The opposition Republican People’s Party (CHP) Mayor of Istanbul Ekrem İmamoğlu has been remanded in custody in Istanbul, after he was detained on 19 March along with 92 others as part of an investigation by Istanbul Chief State Prosecution, on charges ranging from corruption to alleged links to terrorism.
İmamoğlu and the others were detained in a series of dawn raids earlier this week, sparking the largest wave of street demonstrations in Turkey in more than a decade, with over a million people taking to the streets across Turkey.
The mayor was formally arrested early on Sunday, and remanded in custody on charges of corruption. He also faces the lesser charge of ‘urban consensus’ (collaboration between opposition parties around urban seats in the local elections). İmamoğlu is believed by many to be a real threat to Turkish President Recep Tayyip Erdogan in the next general elections,
The first reaction from the Republican People’s Party (CHP), of which İmamoğlu is a member, came from the Party’s Group Deputy Chairman Ali Mahir Başarır, who said, “They will pay for this. They will not darken these people’s future.”

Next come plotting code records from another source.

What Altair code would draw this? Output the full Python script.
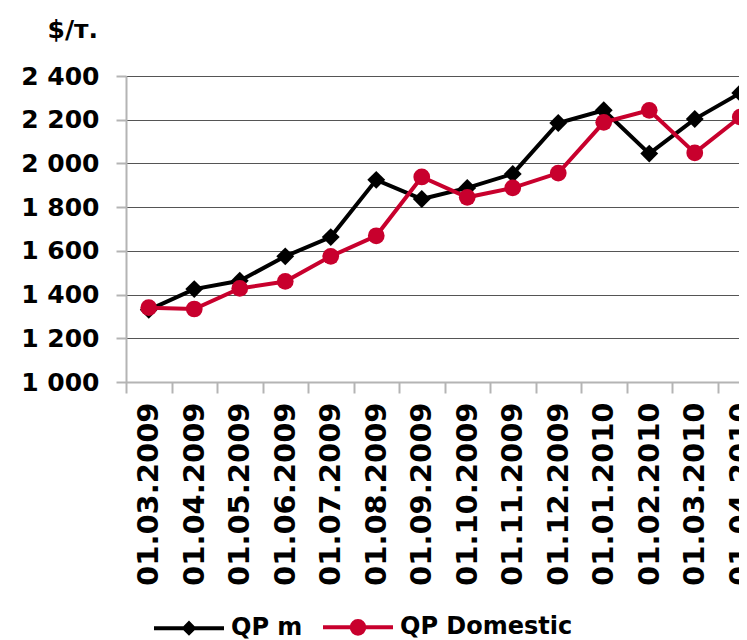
import altair as alt
import pandas as pd

dates = ["01.03.2009", "01.04.2009", "01.05.2009", "01.06.2009", "01.07.2009",
         "01.08.2009", "01.09.2009", "01.10.2009", "01.11.2009", "01.12.2009",
         "01.01.2010", "01.02.2010", "01.03.2010", "01.04.2010"]
qp_m = [1330, 1425, 1463, 1575, 1663, 1925, 1837, 1888, 1952, 2185, 2243, 2045, 2203, 2322]
qp_domestic = [1340, 1334, 1428, 1460, 1575, 1669, 1938, 1845, 1888, 1956, 2188, 2243, 2048, 2212]
series_names = ["QP m", "QP Domestic"]
series_colors = ["#000000", "#C8002D"]
y_ticks = [1000, 1200, 1400, 1600, 1800, 2000, 2200, 2400]

rows = []
for d, v in zip(dates, qp_m):
    rows.append({"date": d, "series": "QP m", "value": v})
for d, v in zip(dates, qp_domestic):
    rows.append({"date": d, "series": "QP Domestic", "value": v})
df = pd.DataFrame(rows)

FONT = "DejaVu Sans"

diamond_leg = "M-1,0H1M0,-0.135L0.135,0L0,0.135L-0.135,0Z"
circle_leg = "M-1,0H1M0.18,0A0.18,0.18,0,1,1,-0.18,0A0.18,0.18,0,1,1,0.18,0Z"

x_enc = alt.X("date:N", sort=dates,
              scale=alt.Scale(type="band", domain=dates, range=[0, 637],
                              paddingInner=0, paddingOuter=0),
              axis=alt.Axis(title=None, labelAngle=270, labelFont=FONT, labelFontSize=29,
                            labelFontWeight="bold", labelColor="#000", labelPadding=9,
                            labelLimit=400,
                            tickBand="extent", tickSize=11, tickColor="#b4b4b4",
                            tickWidth=2, domainColor="#b4b4b4", domainWidth=2, grid=False))
y_enc = alt.Y("value:Q",
              scale=alt.Scale(domain=[1000, 2400], nice=False, zero=False),
              axis=alt.Axis(values=y_ticks, title="$/т.", titleAngle=0, titleAlign="left",
                            titleBaseline="alphabetic", titleX=-79, titleY=-39,
                            titleFont=FONT, titleFontSize=25, titleFontWeight="bold",
                            titleColor="#000",
                            labelFont=FONT, labelFontSize=25, labelFontWeight="bold",
                            labelColor="#000", labelPadding=17,
                            labelExpr="replace(format(datum.value, ','), ',', ' ')",
                            tickSize=10, tickColor="#b4b4b4", tickWidth=2,
                            domainColor="#b4b4b4", domainWidth=2,
                            grid=True, gridColor="#555555", gridWidth=1))

leg = alt.Legend(title=None, orient="none", legendX=26, legendY=514,
                 direction="horizontal", symbolSize=4900, symbolStrokeWidth=4,
                 symbolOpacity=1, labelLimit=400,
                 labelFont=FONT, labelFontSize=24, labelFontWeight="bold",
                 labelColor="#000", labelOffset=5, columnPadding=12)

base = alt.Chart(df).encode(x=x_enc, y=y_enc)

layers = []
for name, col, shape, size in [("QP m", series_colors[0], "diamond", 320),
                               ("QP Domestic", series_colors[1], "circle", 280)]:
    sub = base.transform_filter(alt.datum.series == name)
    layers.append(sub.mark_line(strokeWidth=4, color=col))
    layers.append(sub.mark_point(shape=shape, filled=True, size=size, opacity=1,
                                 color=col, strokeWidth=0))

legend_layer = base.mark_point(opacity=0, size=10).encode(
    fill=alt.Fill("series:N", scale=alt.Scale(domain=series_names, range=series_colors), legend=leg),
    stroke=alt.Stroke("series:N", scale=alt.Scale(domain=series_names, range=series_colors), legend=leg),
    shape=alt.Shape("series:N", scale=alt.Scale(domain=series_names, range=[diamond_leg, circle_leg]), legend=leg),
)
layers.append(legend_layer)

chart = alt.layer(*layers).properties(
    width=613, height=306,
    autosize=alt.AutoSizeParams(type="none"),
    padding={"left": 118, "top": 68, "right": 0, "bottom": 258},
).configure_view(stroke=None).configure(background="white")

chart.save("out.html", embed_options={"renderer": "svg", "actions": False})
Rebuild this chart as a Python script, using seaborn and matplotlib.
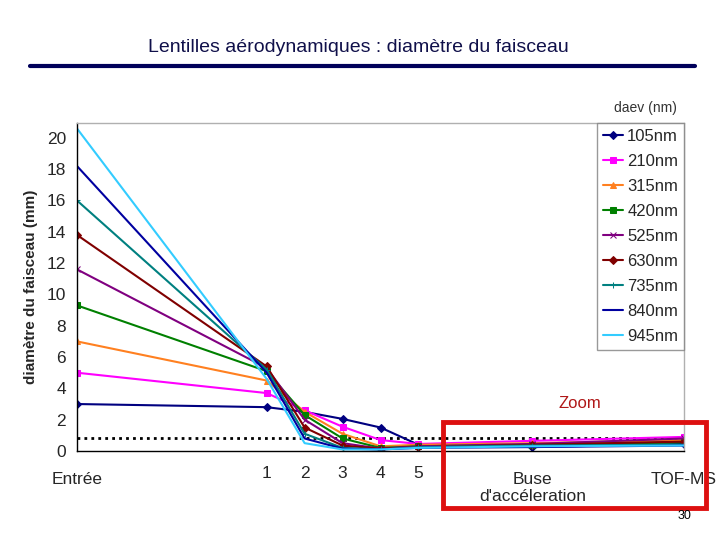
import numpy as np
import pandas as pd
import seaborn as sns
import matplotlib.pyplot as plt
from matplotlib.lines import Line2D
from matplotlib.patches import Rectangle

# %% Data

# positions along the lens stack and their labels
x_pos = [0, 5, 6, 7, 8, 9, 12, 16]
tick_pos = [0, 5, 6, 7, 8, 9, 12, 16]
tick_lbl = ['Entrée', '1', '2', '3', '4', '5', "Buse\nd'accéleration", 'TOF-MS']

sizes = ['105nm', '210nm', '315nm', '420nm', '525nm',
         '630nm', '735nm', '840nm', '945nm']

d105 = [3.0, 2.8, 2.5, 2.05, 1.5, 0.4, 0.25, 0.45]
d210 = [5.0, 3.7, 2.6, 1.55, 0.7, 0.45, 0.65, 0.9]
d315 = [7.0, 4.5, 2.5, 1.1, 0.3, 0.4, 0.5, 0.7]
d420 = [9.3, 5.1, 2.3, 0.8, 0.2, 0.3, 0.4, 0.55]
d525 = [11.6, 5.3, 2.0, 0.5, 0.15, 0.3, 0.45, 0.8]
d630 = [13.8, 5.4, 1.5, 0.35, 0.15, 0.25, 0.4, 0.6]
d735 = [16.0, 5.2, 1.1, 0.2, 0.1, 0.25, 0.35, 0.4]
d840 = [18.2, 5.0, 0.8, 0.15, 0.1, 0.2, 0.25, 0.35]
d945 = [20.6, 4.6, 0.5, 0.1, 0.1, 0.2, 0.3, 0.35]

# limit (dotted line)
y_limit = 0.8

lst_data = [d105, d210, d315, d420, d525, d630, d735, d840, d945]

# colours and markers
lst_colors = ['#000080', '#ff00ff', '#ff8020', '#008000', '#800080',
              '#800000', '#008080', '#0000a0', '#33ccff']
lst_markers = ['D', 's', '^', 's', 'x', 'D', '+', '', '']

# %% Build data frame

rows = []
for name, vals in zip(sizes, lst_data):
    for xp, v in zip(x_pos, vals):
        rows.append({'pos': xp, 'diam': v, 'size': name})
df = pd.DataFrame(rows)

# %% Plot

sns.set_style('white')
plt.rcParams['font.family'] = ['Liberation Sans', 'DejaVu Sans']

fig = plt.figure(figsize=(7.2, 5.4), dpi=100)
ax = fig.add_axes([77 / 720, 1 - 451 / 540, (684 - 77) / 720, (451 - 123) / 540])

for name, col, mrk in zip(sizes, lst_colors, lst_markers):
    sub = df[df['size'] == name]
    sns.lineplot(data=sub, x='pos', y='diam', color=col, marker=mrk,
                 markersize=4.5, markeredgecolor=col, linewidth=1.5,
                 label=name, ax=ax)

ax.axhline(y_limit, color='black', linestyle=(0, (1, 1.5)), linewidth=2,
           zorder=1)

ax.set_xlim(0, 16)
ax.set_ylim(0, 20.95)
ax.set_yticks(np.arange(0, 21, 2))
ax.set_xticks(np.arange(0, 17, 1))
lbls = [''] * 17
for p, l in zip(tick_pos, tick_lbl):
    lbls[p] = l
ax.set_xticklabels(lbls)
ax.tick_params(axis='both', direction='out', length=5, width=1,
               labelsize=12.5, color='black')
ax.tick_params(axis='x', pad=6)
ax.tick_params(axis='y', pad=3)
# push the word labels lower than the numbers
xticks = ax.xaxis.get_major_ticks()
for p in [0, 12, 16]:
    xticks[p].set_pad(10)

ax.set_xlabel('')
ax.set_ylabel('diamètre du faisceau (mm)', fontsize=11, fontweight='bold',
              labelpad=6)

for side in ['left', 'bottom']:
    ax.spines[side].set_color('black')
    ax.spines[side].set_linewidth(1)
for side in ['top', 'right']:
    ax.spines[side].set_color('#b0b0b0')
    ax.spines[side].set_linewidth(1)

# legend with title above the frame
handles, labels = ax.get_legend_handles_labels()
leg = ax.legend(handles, labels, loc='upper right', bbox_to_anchor=(1, 1),
                borderaxespad=0, fontsize=12, frameon=True, fancybox=False,
                handlelength=1.2, handletextpad=0.25, labelspacing=0.6,
                borderpad=0.35)
leg.get_frame().set_edgecolor('#808080')
leg.get_frame().set_linewidth(1)
fig.text(645 / 720, 1 - 108 / 540, 'daev (nm)', ha='center', va='center',
         fontsize=10, color='#333333')

# slide title and underline
fig.text(358 / 720, 1 - 48 / 540,
         'Lentilles aérodynamiques : diamètre du faisceau',
         ha='center', va='center', fontsize=14, color='#10104a')
fig.add_artist(Line2D([30 / 720, 695 / 720], [1 - 66 / 540, 1 - 66 / 540],
                      color='#00005a', linewidth=3))

# zoom box
fig.add_artist(Rectangle((443 / 720, 1 - 508 / 540), 263 / 720, 86 / 540,
                         fill=False, edgecolor='#dd1010', linewidth=3.5))
fig.text(580 / 720, 1 - 403 / 540, 'Zoom', ha='center', va='center',
         fontsize=12, color='#b01818')
fig.text(685 / 720, 1 - 516 / 540, '30', ha='center', va='center',
         fontsize=9, color='black')

fig.savefig('out.png', dpi=100)
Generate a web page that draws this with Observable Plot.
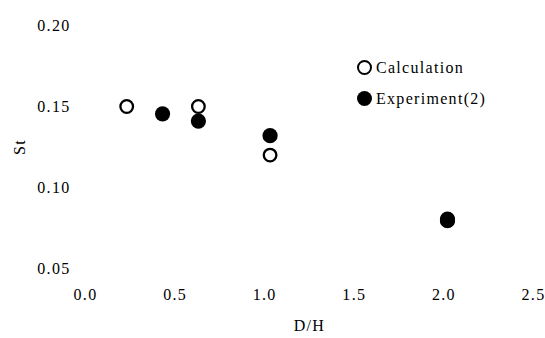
<!DOCTYPE html>
<html><head><meta charset="utf-8">
<script src="https://cdn.jsdelivr.net/npm/d3@7"></script>
<script src="https://cdn.jsdelivr.net/npm/@observablehq/plot@0.6"></script>
<style>
body{margin:0;background:#fff;}
#wrap{position:relative;width:545px;height:338px;overflow:hidden;}
#wrap svg text{letter-spacing:1.3px;font-family:"Liberation Serif","Times New Roman",Times,serif;}
.legend{position:absolute;left:357px;top:52px;font-size:16px;font-family:"Liberation Serif","Times New Roman",Times,serif;letter-spacing:1.3px;color:#000;}
.row{display:flex;align-items:center;height:31px;}
.mk{display:inline-block;box-sizing:border-box;width:15px;height:15px;border-radius:50%;margin-right:4px;}
.open{border:2.3px solid #000;background:#fff;}
.fill{background:#000;}
</style>
</head><body>
<div id="wrap"></div>
<script>
// Data
const dhCalc = [0.23, 0.63, 1.03, 2.02];
const stCalc = [0.150, 0.150, 0.120, 0.080];
const dhExp = [0.43, 0.63, 1.03, 2.02, 2.02];
const stExp = [0.1455, 0.141, 0.132, 0.0805, 0.0795];
const xTicks = [0, 0.5, 1.0, 1.5, 2.0, 2.5];
const yTicks = [0.05, 0.10, 0.15, 0.20];
const seriesNames = ["Calculation", "Experiment(2)"];
const xTitle = "D/H";
const yTitle = "St";

const calc = dhCalc.map((x, i) => ({x, y: stCalc[i]}));
const exp = dhExp.map((x, i) => ({x, y: stExp[i]}));

const serif = "'Liberation Serif', 'Times New Roman', Times, serif";
const chart = Plot.plot({
  width: 545,
  height: 338,
  marginLeft: 85,
  marginRight: 12,
  marginTop: 25,
  marginBottom: 70,
  style: {fontFamily: serif, fontSize: "16px", color: "#000", background: "#fff"},
  x: {domain: [0, 2.5], ticks: xTicks, tickFormat: d3.format(".1f"), tickSize: 0, tickPadding: 20, label: null},
  y: {domain: [0.05, 0.20], ticks: yTicks, tickFormat: d3.format(".2f"), tickSize: 0, tickPadding: 15, label: null},
  marks: [
    Plot.dot(calc, {x: "x", y: "y", r: 6.3, fill: "#fff", stroke: "#000", strokeWidth: 2.3}),
    Plot.dot(exp, {x: "x", y: "y", r: 7.6, fill: "#000", stroke: "none"}),
    Plot.text([yTitle], {frameAnchor: "left", dx: -66, rotate: -90, textAnchor: "middle", lineAnchor: "middle", fill: "#000", fontSize: 16}),
    Plot.text([xTitle], {frameAnchor: "bottom", dy: 57, textAnchor: "middle", lineAnchor: "middle", fill: "#000", fontSize: 16})
  ]
});
const wrap = document.getElementById("wrap");
wrap.appendChild(chart);

const legend = document.createElement("div");
legend.className = "legend";
legend.innerHTML = seriesNames.map((n, i) =>
  `<div class="row"><span class="mk ${i === 0 ? "open" : "fill"}"></span><span>${n}</span></div>`).join("");
wrap.appendChild(legend);
</script>
</body></html>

Başarır alleged that the decision for the arrests had been made even as CHP members were voting for him as their presidential candidate for the general election, and he expressed his infuriation regarding the current political situation in Turkey: “Yesterday, it was not possible to broadcast live in this country. Televisions were blacked out, politicians were arrested. [Even] Kenan Evren did not do this,” he said, referring to the leader of Turkey’s 1980 military coup.